Que se passe-t-il précisément au niveau de la stimulation neurologique ?
Chez ces personnes, cette stimulation se fait de façon anormale. Dans une situation qui procure un certain plaisir ou une excitation, le circuit de la récompense va être stimulé et produire de la dopamine, laquelle se matérialisera sous forme d’un plaisir repenti. Ensuite, ce pic de plaisir va être mémorisé de façon contextuelle. Lieu, endroit, personnes, couleurs, odeurs de ce moment précis de plaisir vont être mémorisés. Cette mémoire va jouer dans la contextualisation de la redécouverte de plaisirs ultérieurs. Informé des souvenirs en mémoire, une troisième partie du circuit, le cerveau stratégique l’on appelle le cortex préfrontal, va essayer, lorsque des éléments de ces souvenirs en mémoire se reproduisent, d’anticiper du plaisir.
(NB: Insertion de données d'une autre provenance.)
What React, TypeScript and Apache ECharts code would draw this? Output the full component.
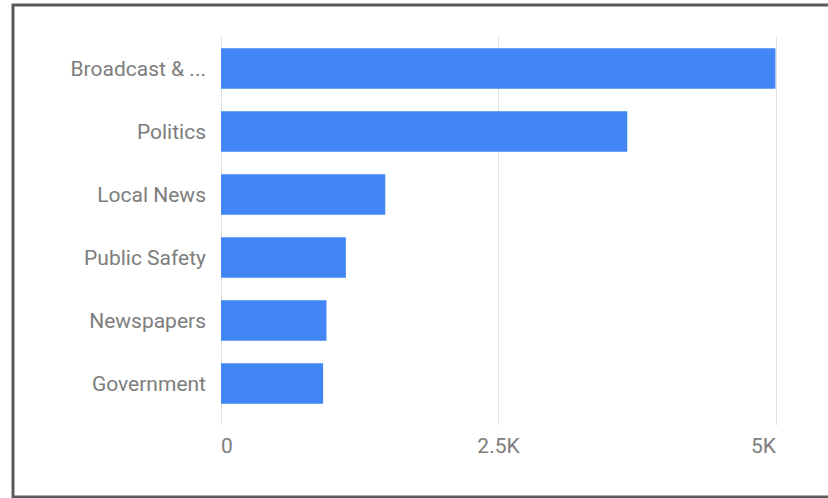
import React, { useEffect, useRef } from "react";
import * as echarts from "echarts";

const categories = ["Broadcast & ...", "Politics", "Local News", "Public Safety", "Newspapers", "Government"];
const values = [4995, 3660, 1480, 1125, 950, 920];
const xTickValues = [0, 2500, 5000];
const xTickLabels = ["0", "2.5K", "5K"];

export default function App() {
  const ref = useRef<HTMLDivElement>(null);
  useEffect(() => {
    if (!ref.current) return;
    const chart = echarts.init(ref.current, undefined, { renderer: "svg" });
    chart.setOption({
      animation: false,
      backgroundColor: "#ffffff",
      textStyle: { fontFamily: "Roboto" },
      graphic: [
        {
          type: "rect",
          shape: { x: 13, y: 5, width: 830, height: 492 },
          style: { fill: "none", stroke: "#5a5a5a", lineWidth: 3 },
          silent: true,
          z: 100,
        },
      ],
      grid: { left: 221, right: 52, top: 37, bottom: 83, containLabel: false },
      xAxis: {
        type: "value",
        min: 0,
        max: 5000,
        interval: 2500,
        axisLine: { show: false },
        axisTick: { show: true, length: 10, lineStyle: { color: "#e0e0e0", width: 1 } },
        splitLine: { show: true, lineStyle: { color: "#e0e0e0", width: 1 } },
        axisLabel: {
          margin: 20,
          fontSize: 21,
          color: "#7d7d7d",
          fontFamily: "Roboto",
          alignMinLabel: "left",
          alignMaxLabel: "right",
          formatter: (v: number) => {
            const i = xTickValues.indexOf(v);
            return i >= 0 ? xTickLabels[i] : "";
          },
        },
      },
      yAxis: {
        type: "category",
        data: categories,
        inverse: true,
        axisLine: { show: false },
        axisTick: { show: false },
        splitLine: { show: false },
        axisLabel: { margin: 15, fontSize: 21, color: "#7d7d7d", fontFamily: "Roboto" },
      },
      series: [
        {
          type: "bar",
          data: values,
          barCategoryGap: "36%",
          itemStyle: { color: "#4285f4" },
        },
      ],
    });
    return () => chart.dispose();
  }, []);
  return (
    <div
      ref={ref}
      style={{ position: "absolute", left: 0, top: 0, width: 828, height: 498 }}
    />
  );
}
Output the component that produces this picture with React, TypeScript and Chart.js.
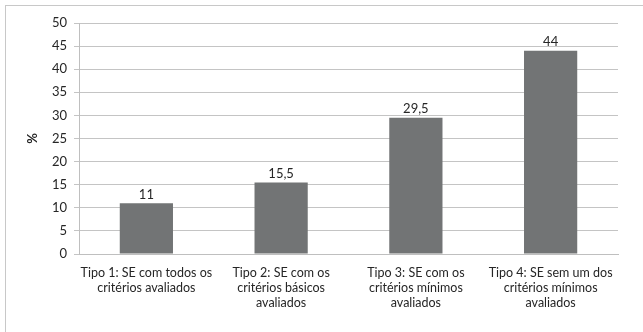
import React, { useEffect, useRef } from "react";
import { Chart, registerables } from "chart.js";

Chart.register(...registerables);

const categories: string[][] = [
  ["Tipo 1: SE com todos os", "critérios avaliados"],
  ["Tipo 2: SE com os", "critérios básicos", "avaliados"],
  ["Tipo 3: SE com os", "critérios mínimos", "avaliados"],
  ["Tipo 4: SE sem um dos", "critérios mínimos", "avaliados"],
];
const percentValues: number[] = [11, 15.5, 29.5, 44];
const valueLabels: string[] = ["11", "15,5", "29,5", "44"];
const yTicks: number[] = [0, 5, 10, 15, 20, 25, 30, 35, 40, 45, 50];
const yTitle = "%";

const FONT = "Lato, 'Open Sans', sans-serif";
const TEXT = "#262626";

// white background plus the thin outer frame of the chart box
const frame = {
  id: "frame",
  beforeDraw(chart: any) {
    const { ctx } = chart;
    ctx.save();
    ctx.fillStyle = "#ffffff";
    ctx.fillRect(0, 0, chart.width, chart.height);
    ctx.strokeStyle = "#c8c8c8";
    ctx.lineWidth = 1;
    ctx.strokeRect(5.5, 5.5, chart.width + 20, chart.height + 20);
    ctx.restore();
  },
};

// value above each bar and the rotated y-axis title
const annotations = {
  id: "annotations",
  afterDatasetsDraw(chart: any) {
    const { ctx, chartArea } = chart;
    const meta = chart.getDatasetMeta(0);
    ctx.save();
    ctx.fillStyle = TEXT;
    ctx.font = `13px ${FONT}`;
    ctx.textAlign = "center";
    ctx.textBaseline = "bottom";
    meta.data.forEach((bar: any, i: number) => {
      ctx.fillText(valueLabels[i], bar.x, bar.y - 2);
    });
    ctx.translate(33, (chartArea.top + chartArea.bottom) / 2);
    ctx.rotate(-Math.PI / 2);
    ctx.font = `bold 13px ${FONT}`;
    ctx.textBaseline = "middle";
    ctx.fillText(yTitle, 0, 0);
    ctx.restore();
  },
};

export default function App() {
  const ref = useRef<HTMLCanvasElement | null>(null);

  useEffect(() => {
    if (!ref.current) return;
    const chart = new Chart(ref.current, {
      type: "bar",
      data: {
        labels: categories,
        datasets: [
          {
            data: percentValues,
            backgroundColor: "#727475",
            borderWidth: 0,
            categoryPercentage: 1,
            barPercentage: 0.395,
          },
        ],
      },
      options: {
        animation: false,
        responsive: false,
        devicePixelRatio: 1,
        layout: { padding: { top: 23, right: 25, left: 0, bottom: 0 } },
        plugins: {
          legend: { display: false },
          tooltip: { enabled: false },
        },
        scales: {
          x: {
            grid: { display: false },
            border: { display: true, color: "#bfbfbf" },
            ticks: {
              color: TEXT,
              font: { family: FONT, size: 12.5, lineHeight: 1.17 },
              maxRotation: 0,
              autoSkip: false,
              padding: 4,
            },
            afterFit: (s: any) => {
              s.height = 78;
            },
          },
          y: {
            min: 0,
            max: 50,
            afterBuildTicks: (s: any) => {
              s.ticks = yTicks.map((v) => ({ value: v }));
            },
            grid: { color: "#c4c4c4", tickLength: 5 },
            border: { display: true, color: "#bfbfbf" },
            ticks: {
              color: TEXT,
              font: { family: FONT, size: 13 },
              padding: 7,
            },
            afterFit: (s: any) => {
              s.width = 79;
            },
          },
        },
      },
      plugins: [frame, annotations],
    });
    return () => chart.destroy();
  }, []);

  return (
    <div style={{ position: "fixed", left: 0, top: 0, width: 643, height: 332 }}>
      <canvas ref={ref} width={643} height={332} style={{ display: "block" }} />
    </div>
  );
}
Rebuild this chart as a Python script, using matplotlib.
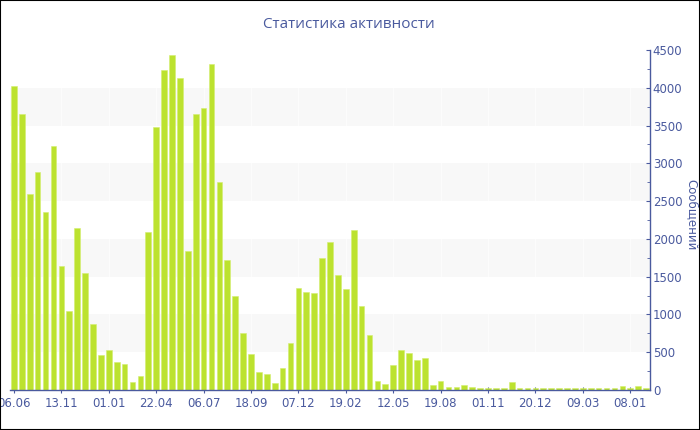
import matplotlib
matplotlib.use("Agg")
import matplotlib.pyplot as plt
from matplotlib.patches import Rectangle

values = [4023, 3653, 2590, 2881, 2360, 3229, 1641, 1050, 2148, 1553,
          873, 463, 534, 371, 348, 101, 181, 2091, 3481, 4231,
          4438, 4125, 1840, 3653, 3728, 4319, 2748, 1720, 1244, 750,
          481, 238, 216, 88, 296, 622, 1350, 1301, 1284, 1743,
          1963, 1522, 1332, 2118, 1108, 724, 119, 75, 331, 529,
          485, 397, 428, 66, 123, 35, 40, 62, 35, 30,
          24, 24, 20, 101, 24, 28, 20, 20, 20, 20,
          28, 32, 20, 20, 20, 24, 20, 57, 28, 57, 24]
tick_labels = ["06.06", "13.11", "01.01", "22.04", "06.07", "18.09", "07.12",
               "19.02", "12.05", "19.08", "01.11", "20.12", "09.03", "08.01"]
tick_step = 6
title = "Статистика активности"
ylabel = "Сообщений"

blue = "#4a5a9e"
bar_color = "#bce22f"

fig = plt.figure(figsize=(7.0, 4.3), dpi=100)
ax = fig.add_axes([10/700, 40/430, 640/700, 340/430])

x = list(range(len(values)))
ax.set_xlim(-0.5, len(values) - 0.5)
ax.set_ylim(0, 4500)

# alternating bands
for lo in range(500, 4500, 1000):
    ax.axhspan(lo, lo + 500, color="#f8f8f8", zorder=0, lw=0)

ticks = list(range(0, len(values), tick_step))[:len(tick_labels)]
for t in ticks:
    ax.axvline(t, color="white", lw=0.8, alpha=0.7, zorder=0.5)

ax.bar(x, values, width=0.72, color=bar_color, zorder=2, edgecolor="#d4ee70", linewidth=0.4)

for s in ["left", "top"]:
    ax.spines[s].set_visible(False)
for s in ["bottom", "right"]:
    ax.spines[s].set_color(blue)
    ax.spines[s].set_linewidth(1.0)
    ax.spines[s].set_zorder(3)

ax.yaxis.tick_right()
ax.set_yticks(range(0, 4501, 500))
ax.set_yticks(range(250, 4500, 500), minor=True)
ax.tick_params(axis="y", which="major", direction="in", length=3, color=blue,
               labelcolor=blue, labelsize=8.5, pad=2)
ax.tick_params(axis="y", which="minor", direction="in", length=2, color=blue)

ax.set_xticks(ticks)
ax.set_xticklabels(tick_labels)
ax.tick_params(axis="x", direction="inout", length=4, color=blue,
               labelcolor=blue, labelsize=8.5, pad=3)

fig.text(692/700, 1 - 215/430, ylabel, rotation=-90, color=blue, fontsize=8.5,
         ha="center", va="center")

fig.text(349/700, 1 - 25/430, title, ha="center", va="center", color=blue,
         fontsize=11, family=["Open Sans", "DejaVu Sans"])

fig.patches.append(Rectangle((0, 0), 1, 1, transform=fig.transFigure,
                             fill=False, edgecolor="black", lw=1.5))

fig.savefig("out.png", dpi=100)
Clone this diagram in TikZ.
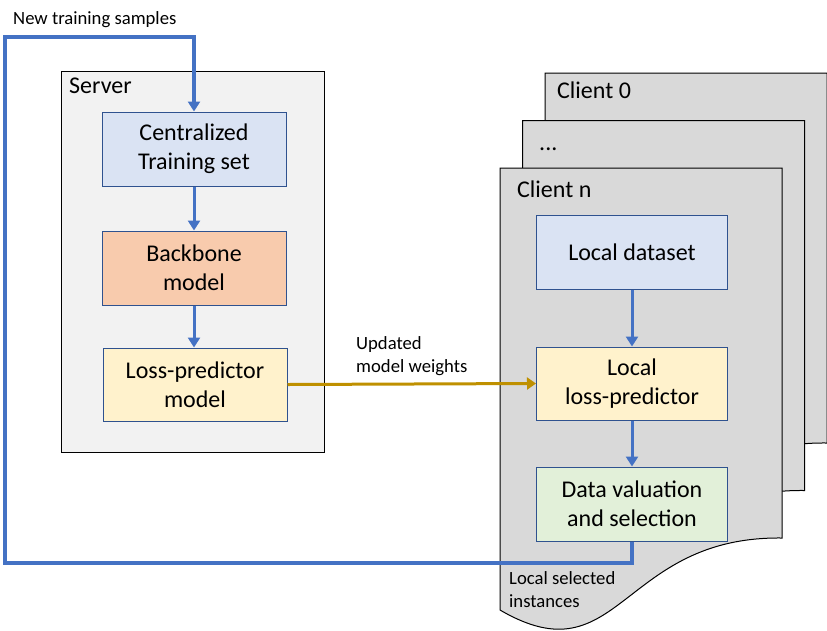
\documentclass[tikz,border=0pt]{standalone}
\usepackage{fontspec}
\setmainfont{Carlito}
\usetikzlibrary{arrows.meta}
\definecolor{flowblue}{HTML}{4472C4}
\definecolor{boxedge}{HTML}{2F528F}
\definecolor{golden}{HTML}{BF9000}
\definecolor{srvfill}{HTML}{F2F2F2}
\definecolor{clifill}{HTML}{D9D9D9}
\definecolor{bluefill}{HTML}{DAE3F3}
\definecolor{orangefill}{HTML}{F8CBAD}
\definecolor{yellowfill}{HTML}{FFF2CC}
\definecolor{greenfill}{HTML}{E2F0D9}
\tikzset{
  procbox/.style={draw=boxedge, line width=1pt, align=center, inner sep=0pt,
    font=\fontsize{24}{29}\selectfont},
  smalllbl/.style={inner sep=0pt, align=left, font=\fontsize{18.67}{23}\selectfont},
  biglbl/.style={inner sep=0pt, font=\fontsize{24}{29}\selectfont},
  flowarrow/.style={draw=flowblue, line width=3pt, -{Triangle[length=10pt,width=12pt]}},
  goldarrow/.style={draw=golden, line width=3pt, -{Triangle[length=9pt,width=12pt]}},
  pageshape/.style={draw=black, line width=1pt, fill=clifill},
}
\newcommand{\drawclientpage}{%
  \draw[pageshape] (500,168) -- (782,168) -- (782,538)
    .. controls (620,536) and (620,680) .. (500,610) -- cycle;}
\begin{document}
\begin{tikzpicture}[x=1pt,y=-1pt]
\useasboundingbox (0,0) rectangle (827,630);
% server
\node[draw=black, line width=1pt, fill=srvfill, minimum width=263pt, minimum height=381pt, inner sep=0pt] (server) at (192.5,261.5) {};
\node[biglbl, anchor=base west] (srvlbl) at (69,93) {Server};
\node[smalllbl, anchor=base west] (newlbl) at (13,24) {New training samples};
% clients
\begin{scope}[shift={(45,-95)}]\drawclientpage\end{scope}
\begin{scope}[shift={(22.5,-47.5)}]\drawclientpage\end{scope}
\drawclientpage
\node[biglbl, anchor=base west] (c0lbl) at (557,98) {Client 0};
\node[biglbl, anchor=base west] (cdots) at (539,150) {...};
\node[biglbl, anchor=base west] (cnlbl) at (517,197) {Client n};
% server boxes
\node[procbox, fill=bluefill, minimum width=184pt, minimum height=74pt] (cts) at (194,149) {Centralized\\Training set};
\node[procbox, fill=orangefill, minimum width=184pt, minimum height=74pt] (bb) at (194,268) {Backbone\\model};
\node[procbox, fill=yellowfill, minimum width=184pt, minimum height=73pt] (lp) at (195,384.5) {Loss-predictor\\model};
% client boxes
\node[procbox, fill=bluefill, minimum width=191pt, minimum height=74pt] (ld) at (632,252) {Local dataset};
\node[procbox, fill=yellowfill, minimum width=191pt, minimum height=73pt] (llp) at (632,383.5) {Local\\loss-predictor};
\node[procbox, fill=greenfill, minimum width=191pt, minimum height=74pt] (dv) at (632,504) {Data valuation\\and selection};
% arrows
\draw[flowarrow] (cts.south) -- (cts.south |- bb.north);
\draw[flowarrow] (bb.south) -- (bb.south |- lp.north);
\draw[flowarrow] (ld.south) -- (llp.north);
\draw[flowarrow] (llp.south) -- (dv.north);
\draw[goldarrow] (lp.east) -- (llp.west);
\node[smalllbl, anchor=west] (updlbl) at (356,356) {Updated\\model weights};
% loop
\coordinate (loopbl) at (5,563);
\coordinate (looptl) at (5,37);
\draw[flowarrow, line width=3.5pt] (dv.south) |- (loopbl) -- (looptl) -| (cts.north);
\node[smalllbl, anchor=west] (sellbl) at (509,590) {Local selected\\instances};
\end{tikzpicture}
\end{document}
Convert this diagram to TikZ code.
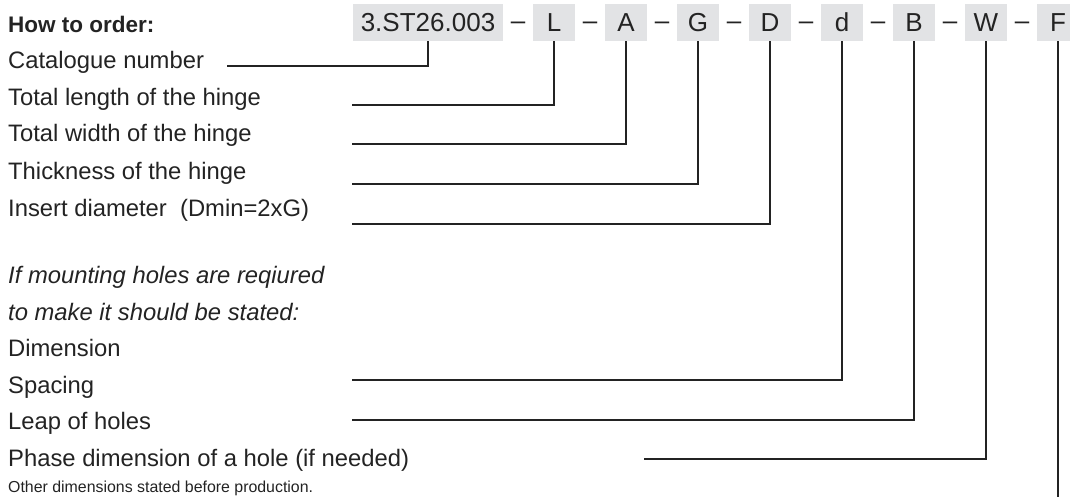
\documentclass[tikz,border=0pt]{standalone}
\usepackage{fontspec}
\setmainfont{Liberation Sans}
\definecolor{ink}{HTML}{232323}
\definecolor{boxgray}{HTML}{E2E3E5}
\tikzset{
  lbl/.style={anchor=base west, inner sep=0pt, text=ink, font=\fontsize{23.8}{28}\selectfont},
  small/.style={anchor=base west, inner sep=0pt, text=ink, font=\fontsize{15.9}{18}\selectfont},
  code/.style={fill=boxgray, inner sep=0pt, minimum height=37pt, text=ink,
    font=\fontsize{26}{30}\selectfont, text height=18.6pt, text depth=0pt},
  sep/.style={anchor=base, inner sep=0pt, text=ink, font=\fontsize{26}{30}\selectfont},
  conn/.style={draw=ink, line width=2pt, line join=miter}
}
\begin{document}
\begin{tikzpicture}[x=1pt,y=-1pt]
\useasboundingbox (0,0) rectangle (1070,497);
% header
\node[lbl, font=\fontsize{22.5}{27}\selectfont\bfseries] (how) at (8,33) {How to order:};
% code boxes
\node[code, minimum width=150pt] (cat) at (428,22.5) {3.ST26.003};
\node[code, minimum width=42pt] (L) at (554,22.5) {L};
\node[code, minimum width=42pt] (A) at (626,22.5) {A};
\node[code, minimum width=42pt] (G) at (698,22.5) {G};
\node[code, minimum width=42pt] (D) at (770,22.5) {D};
\node[code, minimum width=42pt] (d) at (842,22.5) {d};
\node[code, minimum width=42pt] (B) at (914,22.5) {B};
\node[code, minimum width=42pt] (W) at (986,22.5) {W};
\node[code, minimum width=42pt] (F) at (1058,22.5) {F};
% separators
\node[sep] (s1) at (518,30) {–};
\node[sep] (s2) at (590,30) {–};
\node[sep] (s3) at (662,30) {–};
\node[sep] (s4) at (734,30) {–};
\node[sep] (s5) at (806,30) {–};
\node[sep] (s6) at (878,30) {–};
\node[sep] (s7) at (950,30) {–};
\node[sep] (s8) at (1022,30) {–};
% left texts
\node[lbl] (t1) at (8,69) {Catalogue number};
\node[lbl] (t2) at (8,106) {Total length of the hinge};
\node[lbl] (t3) at (8,142) {Total width of the hinge};
\node[lbl] (t4) at (8,179) {Thickness of the hinge};
\node[lbl] (t5) at (8,216) {Insert diameter\ \ (Dmin=2xG)};
\node[lbl, font=\fontsize{23.8}{28}\selectfont\itshape] (t6) at (8,283) {If mounting holes are reqiured};
\node[lbl, font=\fontsize{23.8}{28}\selectfont\itshape] (t7) at (8,320) {to make it should be stated:};
\node[lbl] (t8) at (8,356) {Dimension};
\node[lbl] (t9) at (8,393) {Spacing};
\node[lbl] (t10) at (8,429) {Leap of holes};
\node[lbl] (t11) at (8,466) {Phase dimension of a hole (if needed)};
\node[small] (t12) at (8,492) {Other dimensions stated before production.};
% connector ends
\coordinate (e1) at (227,66);
\coordinate (e2) at (352,105);
\coordinate (e3) at (352,144);
\coordinate (e4) at (352,184);
\coordinate (e5) at (352,224);
\coordinate (e6) at (352,380);
\coordinate (e7) at (352,420);
\coordinate (e8) at (644,459);
\coordinate (e9) at (1058,510);
% connectors
\draw[conn] (cat.south) |- (e1);
\draw[conn] (L.south) |- (e2);
\draw[conn] (A.south) |- (e3);
\draw[conn] (G.south) |- (e4);
\draw[conn] (D.south) |- (e5);
\draw[conn] (d.south) |- (e6);
\draw[conn] (B.south) |- (e7);
\draw[conn] (W.south) |- (e8);
\draw[conn] (F.south) -- (e9);
\end{tikzpicture}
\end{document}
Prenons l’exemple du "tanorexique"…
A un moment donné, la personne rencontre un comportement, ici le fait de bronzer, et y trouve du plaisir. On peut tout à fait imaginer qu’une personne qui n’a pas trop confiance en elle, qui pense qu’être bronzé, c’est être beau, et qu’être beau, c’est être regardé, admiré, valorisé par les autres, va forcément avoir une récompense de ce fait. De la dopamine, donc du plaisir. Et, si c’est puissant, si elle a la vulnérabilité biologique à développer ce genre d’addiction, si elle a la fréquence itérative des comportements répétés, elle va devenir "addict" au bronzage.
Tous les produits psychotropes stimulent-ils les circuits de la même manière ?
Oui, il y a toujours ces trois mêmes étapes : éprouver du plaisir, le mémoriser et avoir envie de le retrouver. Le problème est que, lorsque les stimulations de ces circuits sont excessives, ils se dérèglent. Et le plaisir éprouvé devient de plus en plus grand au fur et à mesure que l’on consomme. A un moment donné, le plaisir éprouvé va devenir tellement puissant qu’il disparaîtra au profit de l’incitation. Il n’en restera en effet plus que la composante incitative. Ainsi, l’alcoolique n’a plus de plaisir à consommer son produit, mais il ne peut pas s’empêcher de le faire car l’incitation cérébrale à consommer est d’une puissance totale.
Devenir "addict", c’est donc…
C’est quand, à un moment donné, une substance ou un comportement va se transformer et devenir tellement puissamment incitatif que la personne va recommencer à l’infini son comportement, indépendamment de sa volonté et avec des conséquences sur sa santé qu’il n’est pas sans ignorer. Au stade de l’addiction, l’incitation est tellement puissante qu’il n’y a plus que de la subjectivité impulsive à consommer. Il ne sert donc à rien de faire des catégories. On peut trouver des gens "addicts" à presque tout : gsm, réseaux sociaux, jeux vidéo, voitures, vêtements, nourriture, séduction… c’est sans fin. Ce qui est important de comprendre, c’est qu’il s’agit d’un dérèglement de l’usage du circuit dont la personne trouve une valorisation ou une signification à des problèmes personnels.